From the first line of the data below through the line holding "const outlierData = outlierGroups.map((g, i)", output each line exactly and leave the pictures out.

· · ·

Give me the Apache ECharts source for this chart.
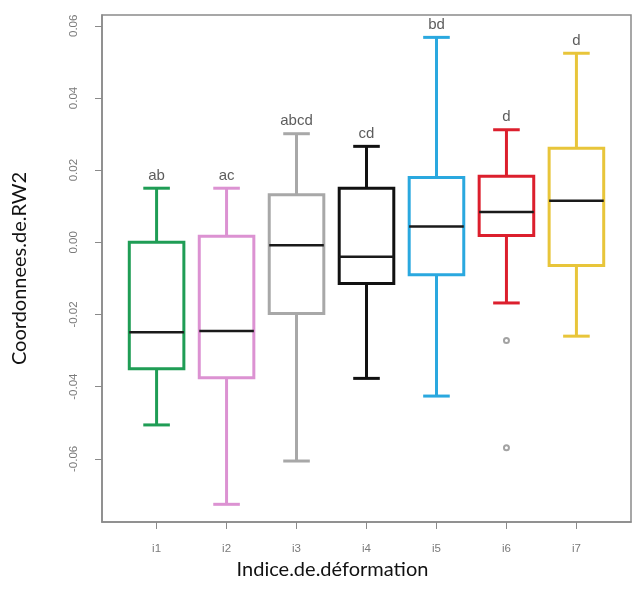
<!DOCTYPE html>
<html>
<head>
<meta charset="utf-8">
<script src="https://cdn.jsdelivr.net/npm/echarts@6/dist/echarts.min.js"></script>
<style>
  html, body { margin: 0; padding: 0; background: #ffffff; }
  #chart { width: 632px; height: 605px; }
</style>
</head>
<body>
<div id="chart"></div>
<script>
// Deformation index groups and the RW2 coordinate summaries for each one
const categories = ['i1', 'i2', 'i3', 'i4', 'i5', 'i6', 'i7'];
const lowerWhisker = [-0.0506, -0.0726, -0.0606, -0.0377, -0.0426, -0.0168, -0.0260];
const quartile1    = [-0.0350, -0.0375, -0.0197, -0.0114, -0.0090,  0.0019, -0.0064];
const medians      = [-0.0249, -0.0246, -0.0008, -0.0040,  0.0044,  0.0084,  0.0115];
const quartile3    = [ 0.0000,  0.0017,  0.0132,  0.0150,  0.0180,  0.0183,  0.0261];
const upperWhisker = [ 0.0150,  0.0150,  0.0301,  0.0266,  0.0568,  0.0312,  0.0524];
const groupLetters = ['ab', 'ac', 'abcd', 'cd', 'bd', 'd', 'd'];
const outlierGroups = ['i6', 'i6'];
const outlierValues = [-0.0272, -0.0569];
const yTickValues = [-0.06, -0.04, -0.02, 0.00, 0.02, 0.04, 0.06];
const boxColors = ['#1f9d55', '#dc92d2', '#a8a8a8', '#111111', '#2aa8df', '#dc1f2d', '#e8c53a'];

const positions = categories.map((c, i) => i + 1);
const boxData = categories.map((c, i) => [positions[i], lowerWhisker[i], quartile1[i], medians[i], quartile3[i], upperWhisker[i]]);
const letterData = categories.map((c, i) => [positions[i], upperWhisker[i]]);
const outlierData = outlierGroups.map((g, i) => [categories.indexOf(g) + 1, outlierValues[i]]);

// Box, whiskers with short caps, and a black median bar for each group
function renderBox(params, api) {
  const xv = api.value(0);
  const lo = api.coord([xv, api.value(1)]);
  const b1 = api.coord([xv, api.value(2)]);
  const md = api.coord([xv, api.value(3)]);
  const b3 = api.coord([xv, api.value(4)]);
  const hi = api.coord([xv, api.value(5)]);
  const unit = api.size([1, 0])[0];
  const half = unit * 0.39;
  const cap = unit * 0.19;
  const cx = lo[0];
  const color = boxColors[params.dataIndex];
  const stroke = { stroke: color, lineWidth: 3, fill: null };
  return {
    type: 'group',
    children: [
      { type: 'line', shape: { x1: cx, y1: lo[1], x2: cx, y2: b1[1] }, style: stroke },
      { type: 'line', shape: { x1: cx, y1: hi[1], x2: cx, y2: b3[1] }, style: stroke },
      { type: 'line', shape: { x1: cx - cap, y1: lo[1], x2: cx + cap, y2: lo[1] }, style: stroke },
      { type: 'line', shape: { x1: cx - cap, y1: hi[1], x2: cx + cap, y2: hi[1] }, style: stroke },
      { type: 'rect', shape: { x: cx - half, y: b3[1], width: half * 2, height: b1[1] - b3[1] },
        style: { stroke: color, lineWidth: 3, fill: '#ffffff' } },
      { type: 'line', shape: { x1: cx - half, y1: md[1], x2: cx + half, y2: md[1] },
        style: { stroke: '#1a1a1a', lineWidth: 2.5 } }
    ]
  };
}

const axisGray = '#8a8a8a';
const chart = echarts.init(document.getElementById('chart'), null, { renderer: 'canvas' });
chart.setOption({
  animation: false,
  backgroundColor: '#ffffff',
  grid: {
    left: 102, right: 1, top: 15, bottom: 83,
    show: true, borderColor: axisGray, borderWidth: 1.5, backgroundColor: 'transparent'
  },
  xAxis: {
    type: 'value',
    min: 0.22,
    max: 7.78,
    splitLine: { show: false },
    axisLine: { show: true, onZero: false, lineStyle: { color: axisGray, width: 1.5 } },
    axisTick: { show: true, length: 7, customValues: positions, lineStyle: { color: axisGray } },
    axisLabel: {
      customValues: positions,
      formatter: v => categories[Math.round(v) - 1] || '',
      color: '#7a7a7a', fontSize: 11.5, margin: 21,
      fontFamily: 'Liberation Sans'
    },
    name: 'Indice.de.déformation',
    nameLocation: 'middle',
    nameGap: 36,
    nameTextStyle: { fontFamily: 'Lato', fontSize: 20, color: '#111111', padding: [0, 68, 0, 0] }
  },
  yAxis: {
    type: 'value',
    min: -0.0775,
    max: 0.063,
    splitLine: { show: false },
    axisLine: { show: true, onZero: false, lineStyle: { color: axisGray, width: 1.5 } },
    axisTick: { show: true, length: 7, customValues: yTickValues, lineStyle: { color: axisGray } },
    axisLabel: {
      customValues: yTickValues,
      formatter: v => v.toFixed(2),
      rotate: 90,
      color: '#7a7a7a', fontSize: 11.5, margin: 22,
      fontFamily: 'Liberation Sans'
    },
    name: 'Coordonnees.de.RW2',
    nameLocation: 'middle',
    nameRotate: 90,
    nameGap: 72,
    nameTextStyle: { fontFamily: 'Lato', fontSize: 20, color: '#111111' }
  },
  series: [
    {
      type: 'custom',
      renderItem: renderBox,
      data: boxData,
      encode: { x: 0, y: [1, 2, 3, 4, 5] },
      clip: false,
      z: 2
    },
    {
      type: 'scatter',
      data: letterData,
      symbolSize: 0,
      silent: true,
      label: {
        show: true,
        position: 'top',
        distance: 5,
        formatter: p => groupLetters[p.dataIndex],
        color: '#333333',
        fontSize: 15,
        fontFamily: 'Liberation Sans'
      },
      z: 3
    },
    {
      type: 'scatter',
      data: outlierData,
      symbol: 'emptyCircle',
      symbolSize: 5,
      itemStyle: { color: '#8c8c8c', borderWidth: 1 },
      z: 3
    }
  ]
});
</script>
</body>
</html>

· · ·

RESPONSE TO THIS EXERCISE >>
Give me the Apache ECharts source for this chart.
<!DOCTYPE html>
<html>
<head>
<meta charset="utf-8">
<script src="https://cdn.jsdelivr.net/npm/echarts@6/dist/echarts.min.js"></script>
<style>
  html, body { margin: 0; padding: 0; background: #ffffff; }
  #chart { width: 632px; height: 605px; }
</style>
</head>
<body>
<div id="chart"></div>
<script>
// Deformation index groups and the RW2 coordinate summaries for each one
const categories = ['i1', 'i2', 'i3', 'i4', 'i5', 'i6', 'i7'];
const lowerWhisker = [-0.0506, -0.0726, -0.0606, -0.0377, -0.0426, -0.0168, -0.0260];
const quartile1    = [-0.0350, -0.0375, -0.0197, -0.0114, -0.0090,  0.0019, -0.0064];
const medians      = [-0.0249, -0.0246, -0.0008, -0.0040,  0.0044,  0.0084,  0.0115];
const quartile3    = [ 0.0000,  0.0017,  0.0132,  0.0150,  0.0180,  0.0183,  0.0261];
const upperWhisker = [ 0.0150,  0.0150,  0.0301,  0.0266,  0.0568,  0.0312,  0.0524];
const groupLetters = ['ab', 'ac', 'abcd', 'cd', 'bd', 'd', 'd'];
const outlierGroups = ['i6', 'i6'];
const outlierValues = [-0.0272, -0.0569];
const yTickValues = [-0.06, -0.04, -0.02, 0.00, 0.02, 0.04, 0.06];
const boxColors = ['#1f9d55', '#dc92d2', '#a8a8a8', '#111111', '#2aa8df', '#dc1f2d', '#e8c53a'];

const positions = categories.map((c, i) => i + 1);
const boxData = categories.map((c, i) => [positions[i], lowerWhisker[i], quartile1[i], medians[i], quartile3[i], upperWhisker[i]]);
const letterData = categories.map((c, i) => [positions[i], upperWhisker[i]]);
const outlierData = outlierGroups.map((g, i) => [categories.indexOf(g) + 1, outlierValues[i]]);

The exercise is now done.